═══ Data rows
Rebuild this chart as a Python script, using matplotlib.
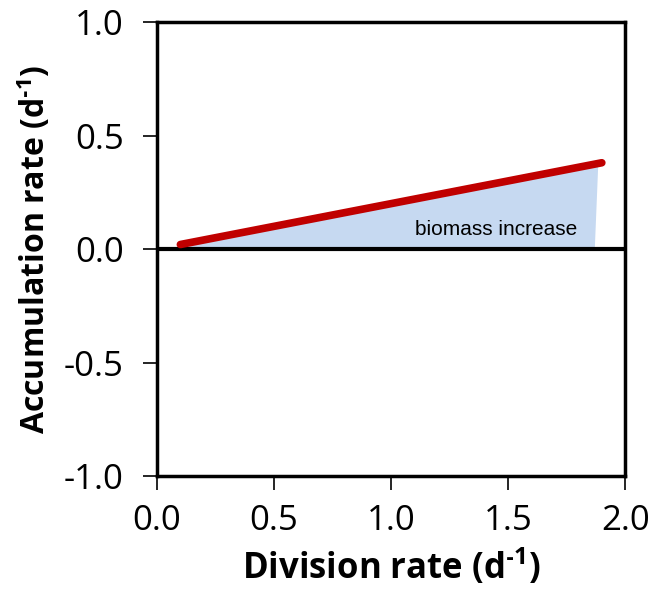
import matplotlib
matplotlib.use("Agg")
import matplotlib.pyplot as plt
from matplotlib.patches import Polygon

# Accumulation rate as a function of division rate
division_rate = [0.1, 1.9]
accumulation_rate = [0.02, 0.38]

# Shaded "biomass increase" region (x, y vertices)
fill_x = [0.1, 0.1, 1.885, 1.87]
fill_y = [0.0, 0.02, 0.377, 0.0]

x_ticks = [0.0, 0.5, 1.0, 1.5, 2.0]
y_ticks = [-1.0, -0.5, 0.0, 0.5, 1.0]

plt.rcParams["font.family"] = ["Open Sans", "DejaVu Sans"]
plt.rcParams["mathtext.fontset"] = "custom"
plt.rcParams["mathtext.rm"] = "Open Sans"
plt.rcParams["mathtext.bf"] = "Open Sans:bold"

fig = plt.figure(figsize=(6.54, 5.93), dpi=100)
ax = fig.add_axes([0.240, 0.197, 0.716, 0.766])

ax.add_patch(Polygon(list(zip(fill_x, fill_y)), closed=True,
                     facecolor="#C6D9F1", edgecolor="none", zorder=1))
ax.axhline(0, color="black", lw=3, zorder=2)
ax.plot(division_rate, accumulation_rate, color="#C00000", lw=5.5,
        solid_capstyle="round", zorder=3)

ax.text(1.45, 0.085, "biomass increase", fontsize=15,
        family=["Liberation Sans", "DejaVu Sans"], ha="center", va="center", zorder=4)

ax.set_xlim(0, 2.0)
ax.set_ylim(-1.0, 1.0)
ax.set_xticks(x_ticks)
ax.set_yticks(y_ticks)
ax.set_xticklabels([f"{v:.1f}" for v in x_ticks])
ax.set_yticklabels([f"{v:.1f}" for v in y_ticks])

for s in ax.spines.values():
    s.set_linewidth(2.5)
ax.tick_params(direction="out", length=10, width=1.2, labelsize=25)
ax.tick_params(axis="y", pad=14)
ax.tick_params(axis="x", pad=10)

ax.set_xlabel("Division rate (d$^{\\mathbf{\u2010 1}}$)", fontsize=25, fontweight="bold")
ax.set_ylabel("Accumulation rate (d$^{\\mathbf{\u2010 1}}$)", fontsize=23, fontweight="bold")
ax.xaxis.set_label_coords(0.5, -0.155)
ax.yaxis.set_label_coords(-0.222, 0.5)

fig.savefig("out.png", dpi=100)
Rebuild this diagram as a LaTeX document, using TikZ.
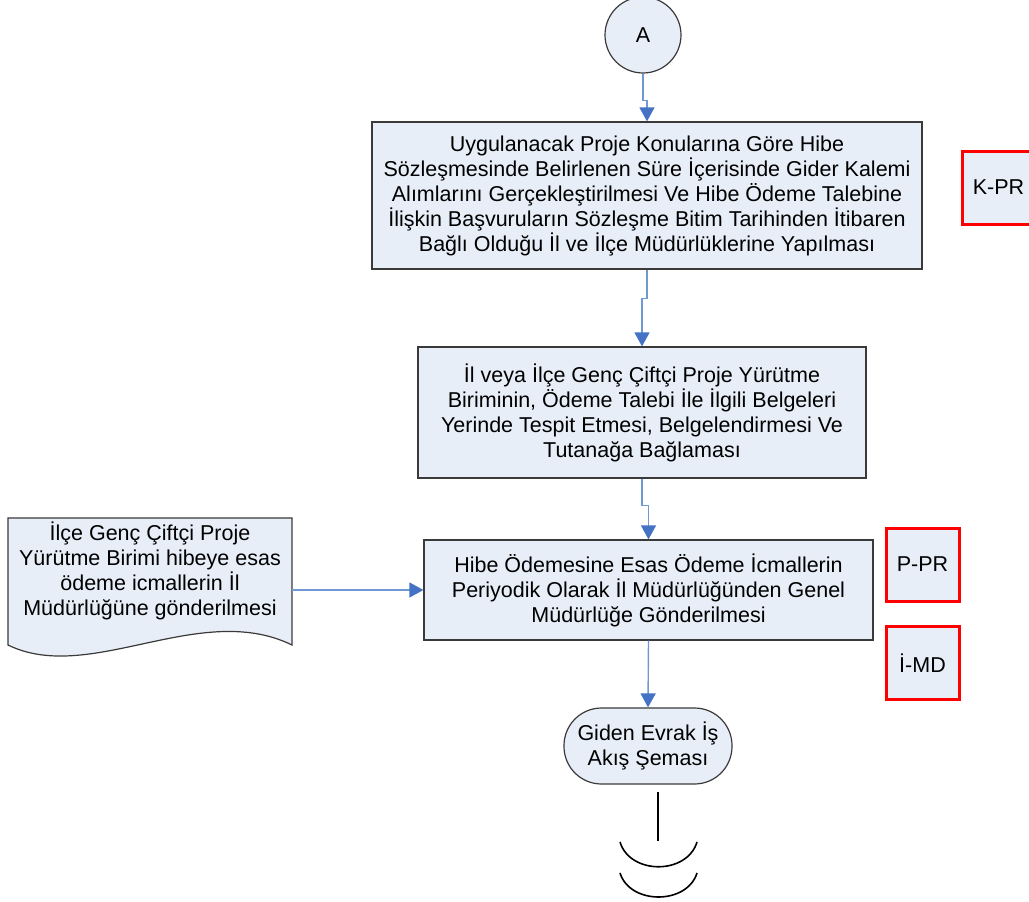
\documentclass[tikz,border=0pt]{standalone}
\usepackage{fontspec}
\setmainfont{Liberation Sans}
\usetikzlibrary{arrows.meta,calc}
\definecolor{boxfill}{HTML}{E8EEF8}
\definecolor{boxline}{HTML}{3A3A3A}
\definecolor{arrline}{HTML}{6F98D4}
\definecolor{arrhead}{HTML}{4472C4}
\tikzset{
  txt/.style={font=\fontsize{21.5}{25}\selectfont, align=center, inner sep=0pt},
  procbox/.style={txt, draw=boxline, fill=boxfill, line width=1.2pt},
  refbox/.style={txt, draw=red, fill=boxfill, line width=3pt, minimum width=73pt, minimum height=73pt},
  conn/.style={draw=arrline, line width=1.4pt, -{Triangle[length=14pt,width=15pt,color=arrhead]}},
  plainline/.style={draw=black, line width=1.6pt},
}
\begin{document}
\begin{tikzpicture}[x=1pt,y=-1pt]
\useasboundingbox (0,0) rectangle (1029,902);
% connector A
\node[txt, circle, draw=boxline, fill=boxfill, line width=1.2pt, minimum size=76pt] (A) at (643,35) {A};
\node[procbox, minimum width=550pt, minimum height=147pt] (b1) at (647,195.5)
 {Uygulanacak Proje Konularına Göre Hibe\\Sözleşmesinde Belirlenen Süre İçerisinde Gider Kalemi\\Alımlarını Gerçekleştirilmesi Ve Hibe Ödeme Talebine\\İlişkin Başvuruların Sözleşme Bitim Tarihinden İtibaren\\Bağlı Olduğu İl ve İlçe Müdürlüklerine Yapılması};
\node[refbox] (kpr) at (998.5,187.5) {K-PR};
\node[procbox, minimum width=448pt, minimum height=131pt] (b2) at (642,412.5)
 {İl veya İlçe Genç Çiftçi Proje Yürütme\\Biriminin, Ödeme Talebi İle İlgili Belgeleri\\Yerinde Tespit Etmesi, Belgelendirmesi Ve\\Tutanağa Bağlaması};
\node[procbox, minimum width=449pt, minimum height=100pt] (b3) at (648.5,590)
 {Hibe Ödemesine Esas Ödeme İcmallerin\\Periyodik Olarak İl Müdürlüğünden Genel\\Müdürlüğe Gönderilmesi};
\node[refbox] (ppr) at (922.5,564.5) {P-PR};
\node[refbox] (imd) at (922.5,663) {İ-MD};
% document shape
\draw[draw=boxline, fill=boxfill, line width=1.2pt]
  (8,518) -- (292,518) -- (292,645) .. controls (200,600) and (90,685) .. (8,645) -- cycle;
\node[txt] (doc) at (150,571)
 {İlçe Genç Çiftçi Proje\\Yürütme Birimi hibeye esas\\ödeme icmallerin İl\\Müdürlüğüne gönderilmesi};
\coordinate (docR) at (292,590);
% terminator
\node[procbox, rounded corners=37.5pt, minimum width=168pt, minimum height=76pt] (term) at (648,746)
 {Giden Evrak İş\\Akış Şeması};
% connectors
\draw[conn] (A.south) -- ++(0,27) -| (b1.north);
\draw[conn] (b1.south) -- ++(0,29) -| (b2.north);
\draw[conn] (b2.south) -- ++(0,27) -| (b3.north);
\draw[conn] (docR) -- (b3.west);
\draw[conn] (b3.south) -- (term.north);
% off-page continuation
\coordinate (lt) at (658,792);
\coordinate (lb) at (658,841);
\draw[plainline] (lt) -- (lb);
\draw[plainline] (620,842) .. controls (630,875) and (687,875) .. (697,842);
\draw[plainline] (620,873) .. controls (630,905) and (687,905) .. (697,873);
\end{tikzpicture}
\end{document}
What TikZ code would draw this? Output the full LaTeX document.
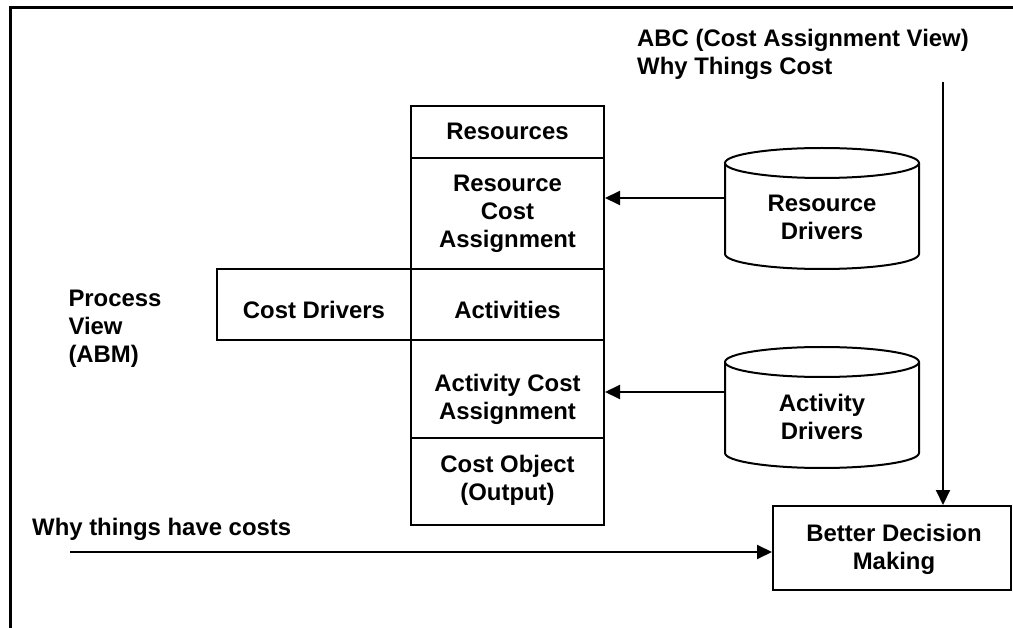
\documentclass[tikz,border=0pt]{standalone}
\usepackage{fontspec}
\setmainfont{Liberation Sans}
\usetikzlibrary{arrows.meta,calc}
\begin{document}
\begin{tikzpicture}[x=1pt,y=-1pt,
  box/.style={draw, line width=2pt, inner sep=0pt},
  lbl/.style={font=\bfseries\fontsize{23.9}{28}\selectfont, align=center, text depth=0pt, inner sep=0pt},
  lbll/.style={lbl, align=left},
  arr/.style={line width=2pt, -{Triangle[length=15pt,width=14pt]}},
  cyl/.style={line width=2pt, fill=white}
]
\useasboundingbox (0,0) rectangle (1013,628);
\fill[white] (0,0) rectangle (1013,628);
% outer frame
\draw[line width=3pt] (10,628) -- (10,8) -- (1013,8);

% central column
\node[box, minimum width=193pt, minimum height=52pt]  (res) at (507.5,132) {};
\node[box, minimum width=193pt, minimum height=111pt] (rca) at (507.5,213.5) {};
\node[box, minimum width=193pt, minimum height=71pt]  (act) at (507.5,304.5) {};
\node[box, minimum width=193pt, minimum height=98pt]  (aca) at (507.5,389) {};
\node[box, minimum width=193pt, minimum height=87pt]  (cob) at (507.5,481.5) {};
\node[box, minimum width=194pt, minimum height=71pt]  (cdr) at (314,304.5) {};
\node[box, minimum width=238pt, minimum height=84pt]  (bdm) at (892,548) {};

\node[lbl] (tres) at (507.5,131.7) {Resources};
\node[lbl] (trca) at (507.5,211.3) {Resource\\Cost\\Assignment};
\node[lbl] (tact) at (507.5,310) {Activities};
\node[lbl] (taca) at (507.5,396.5) {Activity Cost\\Assignment};
\node[lbl] (tcob) at (507.5,477.5) {Cost Object\\(Output)};
\node[lbl] (tcdr) at (314,309.5) {Cost Drivers};
\node[lbl] (tbdm) at (894,546.7) {Better Decision\\Making};

% cylinders
\draw[cyl] (725,163) -- (725,254) arc[start angle=180, end angle=0, x radius=97, y radius=15] -- (919,163);
\draw[cyl] (822,163) ellipse[x radius=97, y radius=15];
\node[minimum width=194pt, minimum height=121pt, inner sep=0pt] (rdc) at (822,208.5) {};
\node[lbl] (trdc) at (822,217.5) {Resource\\Drivers};

\draw[cyl] (725,362) -- (725,453) arc[start angle=180, end angle=0, x radius=97, y radius=15] -- (919,362);
\draw[cyl] (822,362) ellipse[x radius=97, y radius=15];
\node[minimum width=194pt, minimum height=121pt, inner sep=0pt] (adc) at (822,407.5) {};
\node[lbl] (tadc) at (822,416.7) {Activity\\Drivers};

% free labels
\node[lbll, anchor=west] (tabc) at (637,51.7) {ABC (Cost Assignment View)\\Why Things Cost};
\node[lbll, anchor=west] (tpv) at (68.3,325.8) {Process\\View\\(ABM)};
\node[lbll, anchor=base west] (twhy) at (32,535) {Why things have costs};

% connectors
\coordinate (rdA) at (725,198);
\draw[arr] (rdA) -- (rdA -| rca.east);
\coordinate (adA) at (725,392);
\draw[arr] (adA) -- (adA -| aca.east);
\coordinate (abcA) at (943,82);
\draw[arr] (abcA) -- (abcA |- bdm.north);
\coordinate (whyA) at (70,552);
\draw[arr] (whyA) -- (whyA -| bdm.west);
\end{tikzpicture}
\end{document}
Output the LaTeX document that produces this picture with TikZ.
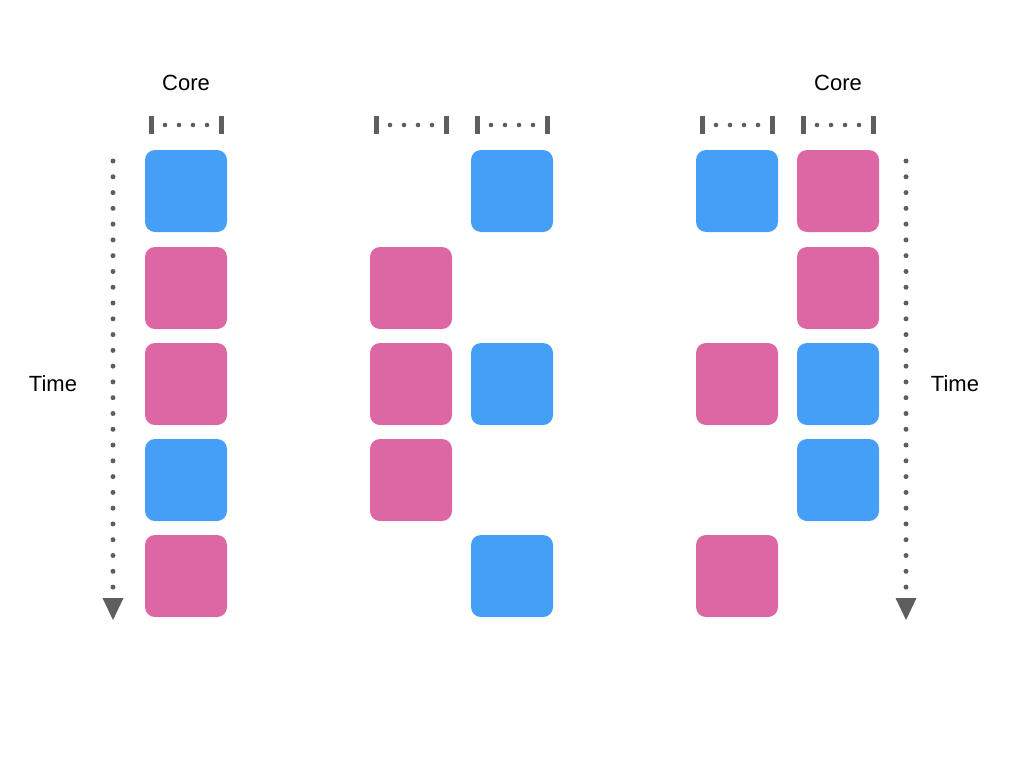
\documentclass[tikz,border=0pt]{standalone}
\usepackage{fontspec}
\setmainfont{Liberation Sans}
\usetikzlibrary{arrows.meta}
\definecolor{coreblue}{HTML}{459FF7}
\definecolor{corepink}{HTML}{DD67A4}
\definecolor{coregray}{HTML}{5E5E5E}

\begin{document}
\begin{tikzpicture}[x=1pt,y=-1pt,
    task/.style={rounded corners=10pt, minimum size=82pt, inner sep=0pt},
    bluetask/.style={task, fill=coreblue},
    pinktask/.style={task, fill=corepink},
    txt/.style={font=\fontsize{22}{26}\selectfont, text=black},
    timeline/.style={coregray, line width=5pt, line cap=round, dash pattern=on 0pt off 15.78pt,
        -{Triangle[width=21pt,length=22pt,line width=0pt]}}]
        \useasboundingbox (0,0) rectangle (1024,768);

        \coordinate (TimeTopL) at (113, 161);
        \coordinate (TimeEndL) at (113, 620);
        \coordinate (TimeTopR) at (906, 161);
        \coordinate (TimeEndR) at (906, 620);

        % Labels
        \node[txt] (CoreL) at (186, 83) {Core};
        \node[txt] (CoreR) at (838, 83) {Core};
        \node[txt] (TimeL) at (53, 384) {Time};
        \node[txt] (TimeR) at (955, 384) {Time};

        % Core brackets
        \foreach \cx in {186, 411, 512, 737, 838} {
            \draw[coregray, line width=5pt] (\cx-35, 116) -- (\cx-35, 134);
            \draw[coregray, line width=5pt] (\cx+35, 116) -- (\cx+35, 134);
            \foreach \dx in {-21, -7, 7, 21}
                \fill[coregray] (\cx+\dx, 125) circle (2.3pt);
        }

        % Single core
        \node[bluetask] (a1) at (186, 191) {};
        \node[pinktask] (a2) at (186, 288) {};
        \node[pinktask] (a3) at (186, 384) {};
        \node[bluetask] (a4) at (186, 480) {};
        \node[pinktask] (a5) at (186, 576) {};

        % Two cores, one kind each
        \node[pinktask] (b2) at (411, 288) {};
        \node[pinktask] (b3) at (411, 384) {};
        \node[pinktask] (b4) at (411, 480) {};
        \node[bluetask] (c1) at (512, 191) {};
        \node[bluetask] (c3) at (512, 384) {};
        \node[bluetask] (c5) at (512, 576) {};

        % Two cores, mixed
        \node[bluetask] (d1) at (737, 191) {};
        \node[pinktask] (d3) at (737, 384) {};
        \node[pinktask] (d5) at (737, 576) {};
        \node[pinktask] (e1) at (838, 191) {};
        \node[pinktask] (e2) at (838, 288) {};
        \node[bluetask] (e3) at (838, 384) {};
        \node[bluetask] (e4) at (838, 480) {};

        % Time arrows
        \draw[timeline] (TimeTopL) -- (TimeEndL);
        \draw[timeline] (TimeTopR) -- (TimeEndR);
    \end{tikzpicture}
\end{document}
══════
* [Directive]:
Leave the pictures out and please restate exactly the lines running from the start of the material through the one with "ax = fig.add_axes([0.240, 0.197, 0.716, 0.766])".

* [Written solution]:
Rebuild this chart as a Python script, using matplotlib.
import matplotlib
matplotlib.use("Agg")
import matplotlib.pyplot as plt
from matplotlib.patches import Polygon

# Accumulation rate as a function of division rate
division_rate = [0.1, 1.9]
accumulation_rate = [0.02, 0.38]

# Shaded "biomass increase" region (x, y vertices)
fill_x = [0.1, 0.1, 1.885, 1.87]
fill_y = [0.0, 0.02, 0.377, 0.0]

x_ticks = [0.0, 0.5, 1.0, 1.5, 2.0]
y_ticks = [-1.0, -0.5, 0.0, 0.5, 1.0]

plt.rcParams["font.family"] = ["Open Sans", "DejaVu Sans"]
plt.rcParams["mathtext.fontset"] = "custom"
plt.rcParams["mathtext.rm"] = "Open Sans"
plt.rcParams["mathtext.bf"] = "Open Sans:bold"

fig = plt.figure(figsize=(6.54, 5.93), dpi=100)
ax = fig.add_axes([0.240, 0.197, 0.716, 0.766])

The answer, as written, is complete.